Все остальное — уже история. Моральные построения Кинга, брошенные во вселенную идей, взяли на вооружение другие борцы за права. Они сознательно переняли название его движения, его моральный смысл и, что примечательно, многие из его тактик.
Самым удивительным в революциях прав конца ХХ в. оказалось то, как мало насилия они применили и даже спровоцировали. Мартин Лютер Кинг стал мучеником движения за гражданские права, как и горстка жертв террора сегрегационистов. Но городские бунты, которые мы ассоциируем с эпохой 1960-х, не имели отношения к движению за гражданские права — они случились, когда его ключевые вехи были уже пройдены. Другим революциям вообще не пришлось прибегать к насилию: Стоунволлское восстание обошлось без жертв, было несколько террористических атак радикалов-зоозащитников — и на этом все. Их лидеры и вдохновители писали книги, произносили речи, организовывали марши, лоббировали законы и собирали подписи за проведение референдумов. Им пришлось лишь чуточку подтолкнуть в нужном направлении общество, которое уже было восприимчиво к этике, основанной на представлении о правах личности, и все чаще осуждало насилие в любой форме. Потрясающий контраст с судьбой первых движений, положивших конец деспотизму, рабству и колониальным империям только после кровавых бань, уносивших жизни сотен тысяч и миллионов людей.
От истории к психологии
Позади у нас шесть глав, описывающих исторический спад насилия. Просматривая график за графиком, мы видим, как первые десятилетия нового III тысячелетия оказывались в самом низу нисходящей тенденции применения силы в разные исторические периоды. Конечно, насилие не исчезло, но надо признать, что мы живем в невероятное время. Может быть, это только точка на линии, по которой мы движемся к еще большему миролюбию. Может быть, это снижение к новой норме, когда все сравнительно простые возможности для уменьшения насилия уже исчерпаны, а новые будут даваться все труднее и труднее. Возможно, это просто везение, которое скоро прекратится. Но независимо от того, как тренды экстраполируются в будущее, в точку настоящего нас привело нечто замечательное.
Одно из самых известных высказываний Мартина Лютера Кинга было позаимствовано им из эссе, написанного в 1852 г. аболиционистом Теодором Паркером, унитарианским проповедником:
Я не претендую на понимание нравственного универсума; дуга его огромна, мои глаза видят лишь ближайшую часть; я не могу зрительно исчислить эту дугу и завершить ее; я могу лишь осознать ее внушением совести. И, насколько я вижу, эта дуга склоняется в сторону справедливости[1340].

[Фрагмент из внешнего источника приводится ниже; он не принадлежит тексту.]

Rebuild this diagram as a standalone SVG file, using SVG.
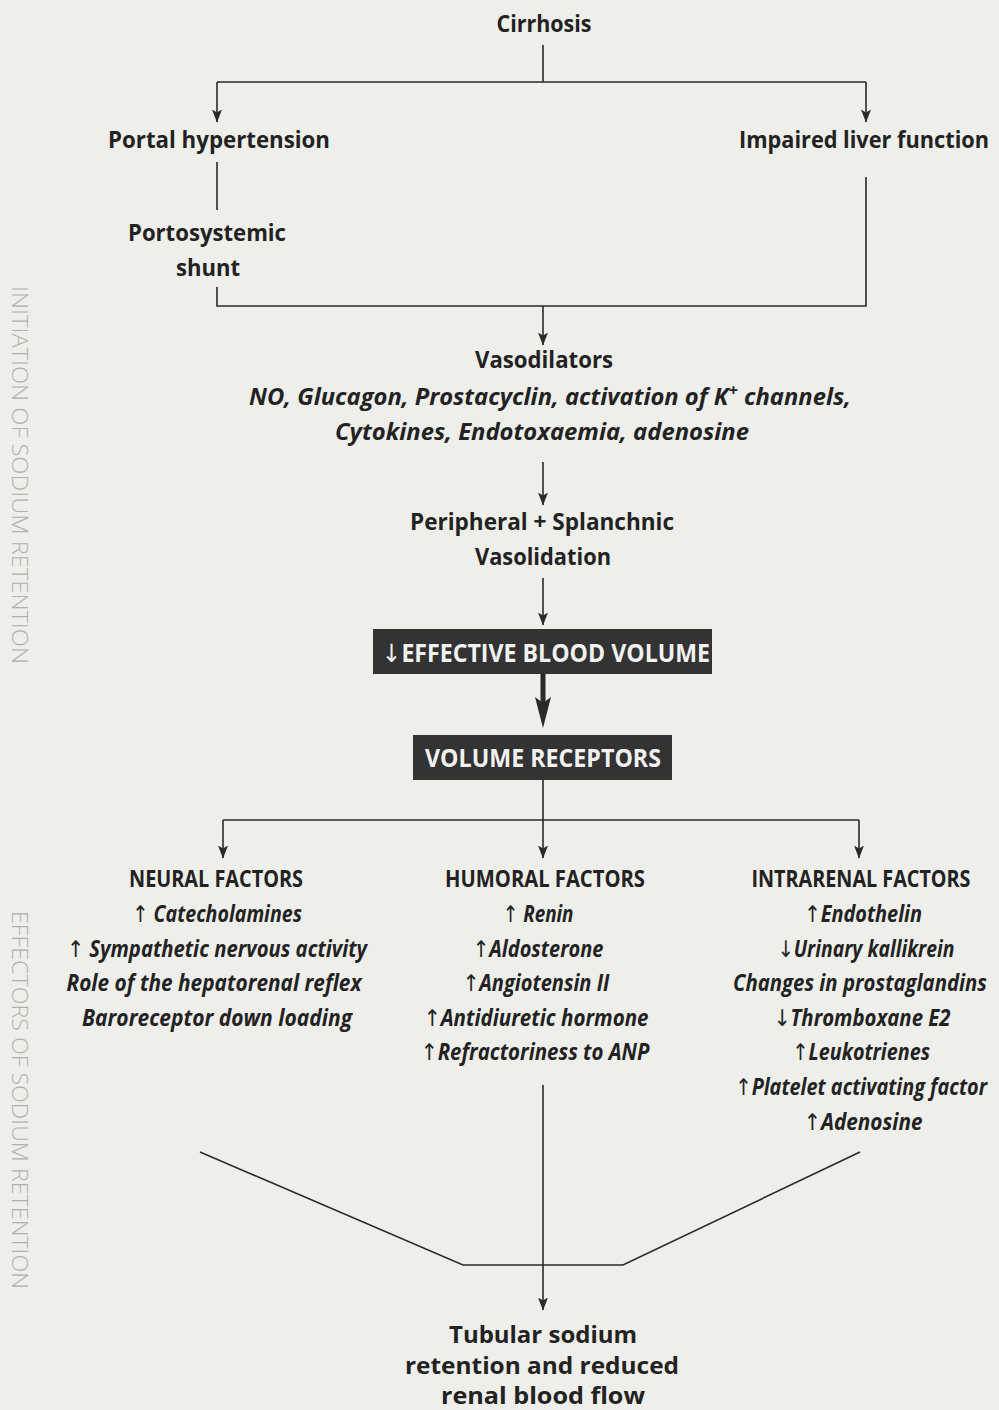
<svg xmlns="http://www.w3.org/2000/svg" width="999" height="1410" viewBox="0 0 999 1410">
<defs>
<marker id="ah" markerWidth="13" markerHeight="10" refX="12.5" refY="5" orient="auto" markerUnits="userSpaceOnUse" viewBox="0 0 13 10">
<path d="M0,0 L13,5 L0,10 L3,5 Z" fill="#2a2a2a"/>
</marker>
<marker id="ahBig" markerWidth="31" markerHeight="16" refX="8" refY="8" orient="auto" markerUnits="userSpaceOnUse" viewBox="0 0 31 16">
<path d="M0,0 L31,8 L0,16 L6,8 Z" fill="#2a2a2a"/>
</marker>
<style>
.t{font-family:"Open Sans","Liberation Sans",sans-serif;font-weight:700;font-size:24px;fill:#222;text-anchor:middle}
.i{font-family:"Open Sans","Liberation Sans",sans-serif;font-weight:700;font-style:italic;font-size:23px;fill:#222;text-anchor:middle}
.w{font-family:"Open Sans","Liberation Sans",sans-serif;font-weight:700;font-size:25px;fill:#f2f2f2;text-anchor:middle}
.side{font-family:"Open Sans","Liberation Sans",sans-serif;font-weight:300;font-size:22px;fill:#b0b0b0;text-anchor:middle}
.ar{font-family:"DejaVu Sans",sans-serif;font-style:normal;font-weight:normal}
.l{fill:none;stroke:#2a2a2a;stroke-width:1.6}
.la{fill:none;stroke:#2a2a2a;stroke-width:1.6;marker-end:url(#ah)}
.box{fill:#333}
</style>
</defs>
<rect width="999" height="1410" fill="#eeeeeb"/>

<text class="side" transform="translate(12,475) rotate(90)" textLength="378" lengthAdjust="spacingAndGlyphs">INITIATION OF SODIUM RETENTION</text>
<text class="side" transform="translate(12,1100) rotate(90)" textLength="378" lengthAdjust="spacingAndGlyphs">EFFECTORS OF SODIUM RETENTION</text>

<g id="connectors">
<path class="l" d="M543,45 V82 M217,82 H866"/>
<path class="la" d="M217,82 V122"/>
<path class="la" d="M866,82 V122"/>
<path class="l" d="M217,162 V210"/>
<path class="l" d="M217,287 V306 H866 V177"/>
<path class="la" d="M543,306 V345"/>
<path class="la" d="M543,462 V505"/>
<path class="la" d="M543,578 V625"/>
<path d="M543,674 V705" fill="none" stroke="#2a2a2a" stroke-width="5" marker-end="url(#ahBig)"/>
<path class="l" d="M543,780 V820 M223,820 H859"/>
<path class="la" d="M223,820 V858"/>
<path class="la" d="M543,820 V858"/>
<path class="la" d="M859,820 V858"/>
<path class="la" d="M543,1085 V1310"/>
<path class="l" d="M200,1152 L463,1265 H623 L860,1152"/>
</g>

<g id="cirrhosis"><text class="t" x="544" y="32" textLength="95" lengthAdjust="spacingAndGlyphs">Cirrhosis</text></g>
<g id="portal"><text class="t" x="219" y="148" textLength="222" lengthAdjust="spacingAndGlyphs">Portal hypertension</text></g>
<g id="impaired"><text class="t" x="864" y="148" textLength="250" lengthAdjust="spacingAndGlyphs">Impaired liver function</text></g>
<g id="shunt">
<text class="t" x="207" y="241" textLength="158" lengthAdjust="spacingAndGlyphs">Portosystemic</text>
<text class="t" x="208" y="276" textLength="64" lengthAdjust="spacingAndGlyphs">shunt</text>
</g>
<g id="vasodilators">
<text class="t" x="544" y="368" textLength="138" lengthAdjust="spacingAndGlyphs">Vasodilators</text>
<text class="i" x="550" y="405" textLength="602" lengthAdjust="spacingAndGlyphs">NO, Glucagon, Prostacyclin, activation of K<tspan dy="-9" font-size="16">+</tspan><tspan dy="9"> channels,</tspan></text>
<text class="i" x="542" y="440" textLength="414" lengthAdjust="spacingAndGlyphs">Cytokines, Endotoxaemia, adenosine</text>
</g>
<g id="vasolidation">
<text class="t" x="542" y="530" textLength="264" lengthAdjust="spacingAndGlyphs">Peripheral + Splanchnic</text>
<text class="t" x="543" y="565" textLength="136" lengthAdjust="spacingAndGlyphs">Vasolidation</text>
</g>
<g id="ebv">
<rect class="box" x="373" y="629" width="339" height="45"/>
<text class="w" x="546" y="662" textLength="328" lengthAdjust="spacingAndGlyphs"><tspan class="ar">↓</tspan>EFFECTIVE BLOOD VOLUME</text>
</g>
<g id="receptors">
<rect class="box" x="413" y="735" width="259" height="45"/>
<text class="w" x="543" y="767" textLength="236" lengthAdjust="spacingAndGlyphs">VOLUME RECEPTORS</text>
</g>
<g id="neural">
<text class="t" x="216" y="887" textLength="174" lengthAdjust="spacingAndGlyphs">NEURAL FACTORS</text>
<text class="i" x="217" y="922" textLength="170" lengthAdjust="spacingAndGlyphs"><tspan class="ar">↑</tspan> Catecholamines</text>
<text class="i" x="217" y="957" textLength="300" lengthAdjust="spacingAndGlyphs"><tspan class="ar">↑</tspan> Sympathetic nervous activity</text>
<text class="i" x="214" y="991" textLength="295" lengthAdjust="spacingAndGlyphs">Role of the hepatorenal reflex</text>
<text class="i" x="217" y="1026" textLength="270" lengthAdjust="spacingAndGlyphs">Baroreceptor down loading</text>
</g>
<g id="humoral">
<text class="t" x="545" y="887" textLength="200" lengthAdjust="spacingAndGlyphs">HUMORAL FACTORS</text>
<text class="i" x="538" y="922" textLength="71" lengthAdjust="spacingAndGlyphs"><tspan class="ar">↑</tspan> Renin</text>
<text class="i" x="538" y="957" textLength="131" lengthAdjust="spacingAndGlyphs"><tspan class="ar">↑</tspan>Aldosterone</text>
<text class="i" x="536" y="991" textLength="147" lengthAdjust="spacingAndGlyphs"><tspan class="ar">↑</tspan>Angiotensin II</text>
<text class="i" x="536" y="1026" textLength="225" lengthAdjust="spacingAndGlyphs"><tspan class="ar">↑</tspan>Antidiuretic hormone</text>
<text class="i" x="535" y="1060" textLength="229" lengthAdjust="spacingAndGlyphs"><tspan class="ar">↑</tspan>Refractoriness to ANP</text>
</g>
<g id="intrarenal">
<text class="t" x="861" y="887" textLength="219" lengthAdjust="spacingAndGlyphs">INTRARENAL FACTORS</text>
<text class="i" x="863" y="922" textLength="118" lengthAdjust="spacingAndGlyphs"><tspan class="ar">↑</tspan>Endothelin</text>
<text class="i" x="866" y="957" textLength="177" lengthAdjust="spacingAndGlyphs"><tspan class="ar">↓</tspan>Urinary kallikrein</text>
<text class="i" x="860" y="991" textLength="254" lengthAdjust="spacingAndGlyphs">Changes in prostaglandins</text>
<text class="i" x="862" y="1026" textLength="177" lengthAdjust="spacingAndGlyphs"><tspan class="ar">↓</tspan>Thromboxane E2</text>
<text class="i" x="861" y="1060" textLength="138" lengthAdjust="spacingAndGlyphs"><tspan class="ar">↑</tspan>Leukotrienes</text>
<text class="i" x="861" y="1095" textLength="252" lengthAdjust="spacingAndGlyphs"><tspan class="ar">↑</tspan>Platelet activating factor</text>
<text class="i" x="863" y="1130" textLength="119" lengthAdjust="spacingAndGlyphs"><tspan class="ar">↑</tspan>Adenosine</text>
</g>
<g id="tubular">
<text class="t" x="543" y="1343" textLength="188" lengthAdjust="spacingAndGlyphs">Tubular sodium</text>
<text class="t" x="542" y="1374" textLength="274" lengthAdjust="spacingAndGlyphs">retention and reduced</text>
<text class="t" x="543" y="1404" textLength="204" lengthAdjust="spacingAndGlyphs">renal blood flow</text>
</g>
</svg>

Сто пятьдесят лет спустя мы своими глазами видим, что дуга склонилась к справедливости так, что Паркер и представить себе не мог. Я тоже не претендую на понимание нравственного универсума, и я не могу осознать ее внушением совести. Но в следующих двух главах мы посмотрим, что мы в состоянии понять с помощью науки.
Глава 8. Внутренние демоны
…а гордый человек,
Облекшись краткой и ничтожной властью,
Забыв о хрупкости своей стеклянной
И бренности, как обезьяна злая,
Такое перед небом вытворяет,
Что плачут ангелы{110}.
На понимание человеческой природы сильно влияют оба аспекта снижения насилия: 1) само насилие, 2) факт его снижения. Шесть предыдущих глав живописали историю человечества как череду кровопролитий. Мужчин косили племенные войны и междоусобицы, новорожденных девочек — инфантицид; людей подвергали жестоким пыткам из мести или ради удовольствия, а из названий всевозможных убийств можно составить рифмованный словарь: демоцид, геноцид, этноцид, политицид, инфантицид, фемицид а также человекоубийство, цареубийство, детоубийство, братоубийство, женоубийство, мужеубийство и, наконец, терроризм смертников. Насилие пронизывает историю и предысторию нашего вида, и нет оснований полагать, будто оно возникло в каком-то одном месте, распространившись затем по миру.